## DO THIS
Where a line of the listing below includes the word "seaborn", reproduce that line.

## INFORMATION PROVIDED
+ + + + + + +

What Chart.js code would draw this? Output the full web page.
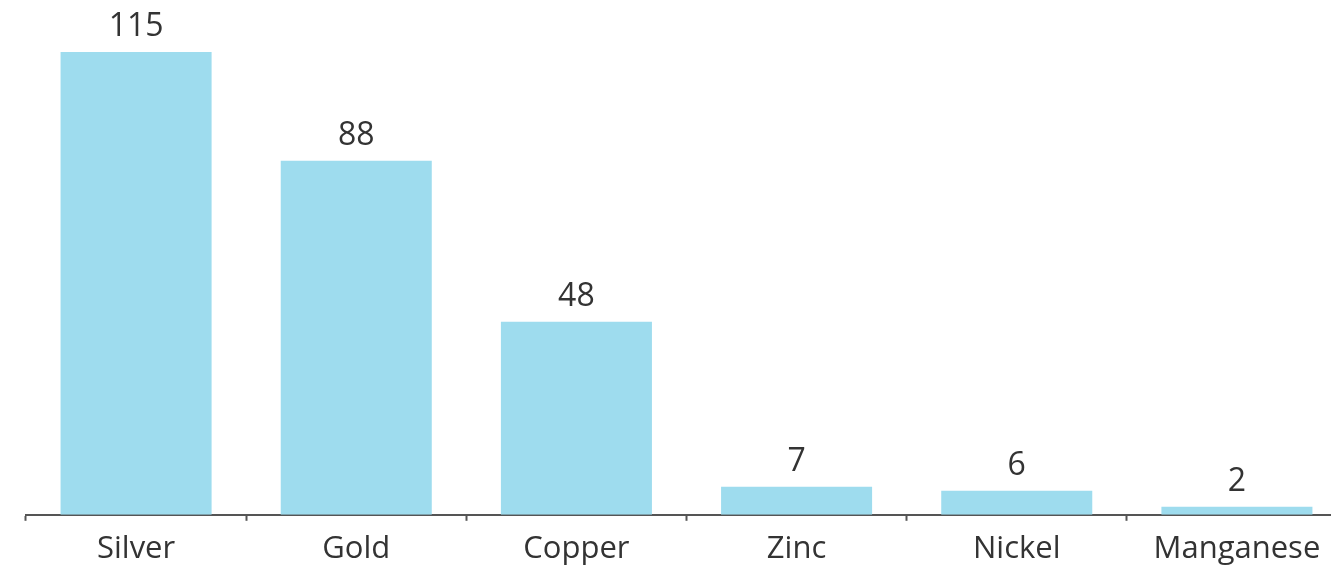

+ + + + + + +

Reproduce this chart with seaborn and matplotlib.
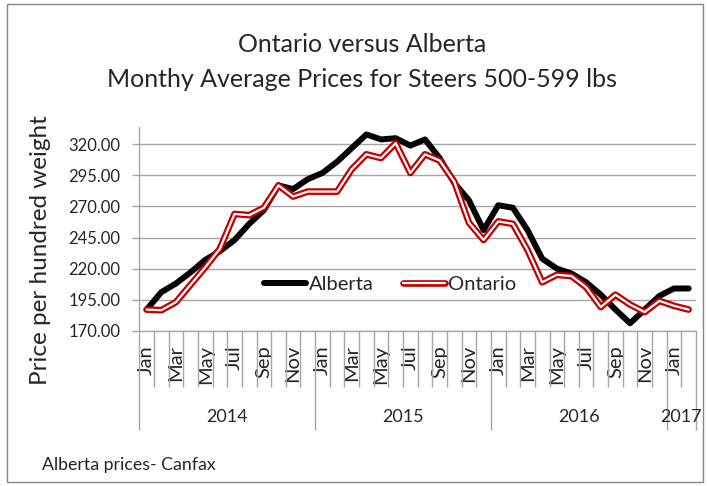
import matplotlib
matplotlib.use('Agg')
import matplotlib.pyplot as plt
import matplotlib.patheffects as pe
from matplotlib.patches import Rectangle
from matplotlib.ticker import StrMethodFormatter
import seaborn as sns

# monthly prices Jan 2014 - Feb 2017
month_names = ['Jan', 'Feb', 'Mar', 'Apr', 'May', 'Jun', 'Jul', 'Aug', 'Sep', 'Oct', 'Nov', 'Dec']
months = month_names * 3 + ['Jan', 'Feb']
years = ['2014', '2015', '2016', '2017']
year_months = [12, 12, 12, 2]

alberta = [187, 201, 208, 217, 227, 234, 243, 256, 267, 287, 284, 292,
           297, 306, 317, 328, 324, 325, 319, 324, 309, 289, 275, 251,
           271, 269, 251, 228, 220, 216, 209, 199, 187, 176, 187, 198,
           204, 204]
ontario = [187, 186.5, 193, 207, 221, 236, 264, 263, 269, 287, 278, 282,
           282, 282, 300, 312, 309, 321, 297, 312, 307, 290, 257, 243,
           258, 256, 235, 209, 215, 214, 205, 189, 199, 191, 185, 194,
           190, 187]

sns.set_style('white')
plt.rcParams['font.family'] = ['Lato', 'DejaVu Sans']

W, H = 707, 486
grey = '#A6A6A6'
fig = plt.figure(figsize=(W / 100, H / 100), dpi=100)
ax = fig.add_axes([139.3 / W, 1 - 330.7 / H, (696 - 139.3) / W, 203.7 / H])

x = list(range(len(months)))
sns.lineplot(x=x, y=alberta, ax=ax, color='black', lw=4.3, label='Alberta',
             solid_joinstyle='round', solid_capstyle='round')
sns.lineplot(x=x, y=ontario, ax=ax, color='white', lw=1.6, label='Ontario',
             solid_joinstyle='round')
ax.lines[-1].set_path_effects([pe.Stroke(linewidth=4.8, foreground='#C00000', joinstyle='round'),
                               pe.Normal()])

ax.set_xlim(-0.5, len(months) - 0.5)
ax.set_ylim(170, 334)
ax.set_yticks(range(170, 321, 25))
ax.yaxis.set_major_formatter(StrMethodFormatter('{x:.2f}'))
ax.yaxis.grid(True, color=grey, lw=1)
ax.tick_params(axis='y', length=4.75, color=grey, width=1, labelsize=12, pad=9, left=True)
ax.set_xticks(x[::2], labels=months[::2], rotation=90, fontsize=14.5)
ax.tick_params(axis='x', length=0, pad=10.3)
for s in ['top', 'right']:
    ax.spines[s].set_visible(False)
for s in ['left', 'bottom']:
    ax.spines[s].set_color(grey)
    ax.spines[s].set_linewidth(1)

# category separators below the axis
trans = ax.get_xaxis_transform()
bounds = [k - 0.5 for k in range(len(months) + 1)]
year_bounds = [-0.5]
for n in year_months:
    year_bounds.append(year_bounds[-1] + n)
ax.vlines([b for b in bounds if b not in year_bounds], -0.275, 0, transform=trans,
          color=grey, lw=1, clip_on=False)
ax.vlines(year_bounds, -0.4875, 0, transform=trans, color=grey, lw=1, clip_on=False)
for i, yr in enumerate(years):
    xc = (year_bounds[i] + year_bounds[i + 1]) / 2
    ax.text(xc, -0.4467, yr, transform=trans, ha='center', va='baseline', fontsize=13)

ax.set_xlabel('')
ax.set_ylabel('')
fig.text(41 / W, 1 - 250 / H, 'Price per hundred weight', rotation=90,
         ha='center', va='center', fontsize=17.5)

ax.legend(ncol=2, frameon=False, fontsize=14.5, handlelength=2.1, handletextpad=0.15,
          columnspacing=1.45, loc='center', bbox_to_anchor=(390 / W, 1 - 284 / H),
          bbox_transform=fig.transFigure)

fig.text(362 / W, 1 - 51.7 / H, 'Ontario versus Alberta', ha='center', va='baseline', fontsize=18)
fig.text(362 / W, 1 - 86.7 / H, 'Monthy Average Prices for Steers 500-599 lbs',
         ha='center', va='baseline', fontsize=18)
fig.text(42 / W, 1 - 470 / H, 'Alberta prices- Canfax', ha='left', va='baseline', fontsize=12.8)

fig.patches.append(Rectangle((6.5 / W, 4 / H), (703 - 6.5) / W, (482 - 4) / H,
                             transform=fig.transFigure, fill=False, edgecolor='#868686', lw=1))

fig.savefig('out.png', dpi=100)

+ + + + + + +

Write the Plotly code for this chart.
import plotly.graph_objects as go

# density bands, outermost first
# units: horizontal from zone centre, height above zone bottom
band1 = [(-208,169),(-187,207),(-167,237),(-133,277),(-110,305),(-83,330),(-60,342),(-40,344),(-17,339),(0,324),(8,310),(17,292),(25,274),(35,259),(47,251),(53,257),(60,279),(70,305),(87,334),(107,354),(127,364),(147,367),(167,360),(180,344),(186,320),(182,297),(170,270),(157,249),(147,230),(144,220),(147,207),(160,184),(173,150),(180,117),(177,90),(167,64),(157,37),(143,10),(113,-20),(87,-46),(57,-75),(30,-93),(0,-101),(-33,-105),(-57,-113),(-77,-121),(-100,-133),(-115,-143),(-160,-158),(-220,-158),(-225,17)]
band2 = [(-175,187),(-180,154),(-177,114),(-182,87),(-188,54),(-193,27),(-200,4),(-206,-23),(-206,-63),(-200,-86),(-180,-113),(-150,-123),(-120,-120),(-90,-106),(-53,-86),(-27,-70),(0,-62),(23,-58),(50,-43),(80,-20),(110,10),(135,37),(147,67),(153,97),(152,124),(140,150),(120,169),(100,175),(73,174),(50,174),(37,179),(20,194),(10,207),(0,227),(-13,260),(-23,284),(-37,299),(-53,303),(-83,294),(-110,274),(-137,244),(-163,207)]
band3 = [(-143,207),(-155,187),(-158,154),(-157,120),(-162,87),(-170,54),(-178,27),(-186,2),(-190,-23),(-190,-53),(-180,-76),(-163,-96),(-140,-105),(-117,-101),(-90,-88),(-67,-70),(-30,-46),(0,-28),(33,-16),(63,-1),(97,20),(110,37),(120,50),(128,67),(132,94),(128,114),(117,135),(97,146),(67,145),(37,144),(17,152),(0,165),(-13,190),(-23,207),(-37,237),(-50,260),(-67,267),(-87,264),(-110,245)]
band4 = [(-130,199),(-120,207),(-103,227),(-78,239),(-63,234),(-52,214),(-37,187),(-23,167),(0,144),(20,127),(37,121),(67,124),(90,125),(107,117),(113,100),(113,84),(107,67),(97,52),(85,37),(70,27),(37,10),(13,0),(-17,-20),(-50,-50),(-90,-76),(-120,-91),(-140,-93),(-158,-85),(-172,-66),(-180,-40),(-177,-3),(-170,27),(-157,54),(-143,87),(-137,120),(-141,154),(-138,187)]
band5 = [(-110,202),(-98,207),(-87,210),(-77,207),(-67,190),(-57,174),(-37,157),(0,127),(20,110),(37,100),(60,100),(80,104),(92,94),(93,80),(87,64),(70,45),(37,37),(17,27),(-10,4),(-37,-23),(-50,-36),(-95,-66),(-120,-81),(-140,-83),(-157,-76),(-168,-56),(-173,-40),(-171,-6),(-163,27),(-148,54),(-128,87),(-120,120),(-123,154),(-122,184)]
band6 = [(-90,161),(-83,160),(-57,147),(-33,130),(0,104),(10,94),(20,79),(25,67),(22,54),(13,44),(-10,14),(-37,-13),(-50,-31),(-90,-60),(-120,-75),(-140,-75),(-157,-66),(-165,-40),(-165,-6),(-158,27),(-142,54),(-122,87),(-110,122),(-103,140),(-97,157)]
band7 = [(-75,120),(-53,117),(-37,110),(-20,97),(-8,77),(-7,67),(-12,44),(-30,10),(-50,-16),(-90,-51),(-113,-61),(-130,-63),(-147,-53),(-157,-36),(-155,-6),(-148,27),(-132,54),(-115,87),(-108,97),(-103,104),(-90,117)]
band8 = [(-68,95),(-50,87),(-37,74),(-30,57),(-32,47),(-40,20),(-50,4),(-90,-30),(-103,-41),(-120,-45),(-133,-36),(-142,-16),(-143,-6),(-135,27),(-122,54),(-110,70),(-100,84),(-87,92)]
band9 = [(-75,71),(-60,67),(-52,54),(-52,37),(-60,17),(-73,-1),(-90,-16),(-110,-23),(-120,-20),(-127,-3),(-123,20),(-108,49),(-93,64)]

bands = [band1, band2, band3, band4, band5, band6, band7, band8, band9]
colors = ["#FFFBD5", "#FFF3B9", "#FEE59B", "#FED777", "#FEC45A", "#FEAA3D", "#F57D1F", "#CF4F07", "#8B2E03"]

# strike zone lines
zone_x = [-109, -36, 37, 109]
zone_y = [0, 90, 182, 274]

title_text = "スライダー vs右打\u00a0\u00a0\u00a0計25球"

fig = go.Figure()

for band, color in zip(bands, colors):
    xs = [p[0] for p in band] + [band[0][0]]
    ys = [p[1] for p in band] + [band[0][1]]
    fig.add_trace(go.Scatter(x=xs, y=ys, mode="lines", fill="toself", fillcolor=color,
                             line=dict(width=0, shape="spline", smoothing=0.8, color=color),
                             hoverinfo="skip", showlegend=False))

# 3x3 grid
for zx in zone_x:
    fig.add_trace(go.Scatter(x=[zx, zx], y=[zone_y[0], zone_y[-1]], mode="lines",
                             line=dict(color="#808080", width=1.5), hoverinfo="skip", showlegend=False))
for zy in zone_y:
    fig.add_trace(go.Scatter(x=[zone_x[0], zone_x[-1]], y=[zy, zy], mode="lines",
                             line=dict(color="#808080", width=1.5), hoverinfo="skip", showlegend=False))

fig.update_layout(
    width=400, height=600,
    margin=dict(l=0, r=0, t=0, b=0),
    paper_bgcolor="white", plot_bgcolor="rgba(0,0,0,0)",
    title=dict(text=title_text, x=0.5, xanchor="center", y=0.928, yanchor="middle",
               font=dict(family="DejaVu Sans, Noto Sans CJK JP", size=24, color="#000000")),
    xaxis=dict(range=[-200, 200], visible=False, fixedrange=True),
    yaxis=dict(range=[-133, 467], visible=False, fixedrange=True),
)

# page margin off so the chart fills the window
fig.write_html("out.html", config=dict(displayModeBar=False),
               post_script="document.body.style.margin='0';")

+ + + + + + +

## WRITTEN SOLUTION
Reproduce this chart with seaborn and matplotlib.
import seaborn as sns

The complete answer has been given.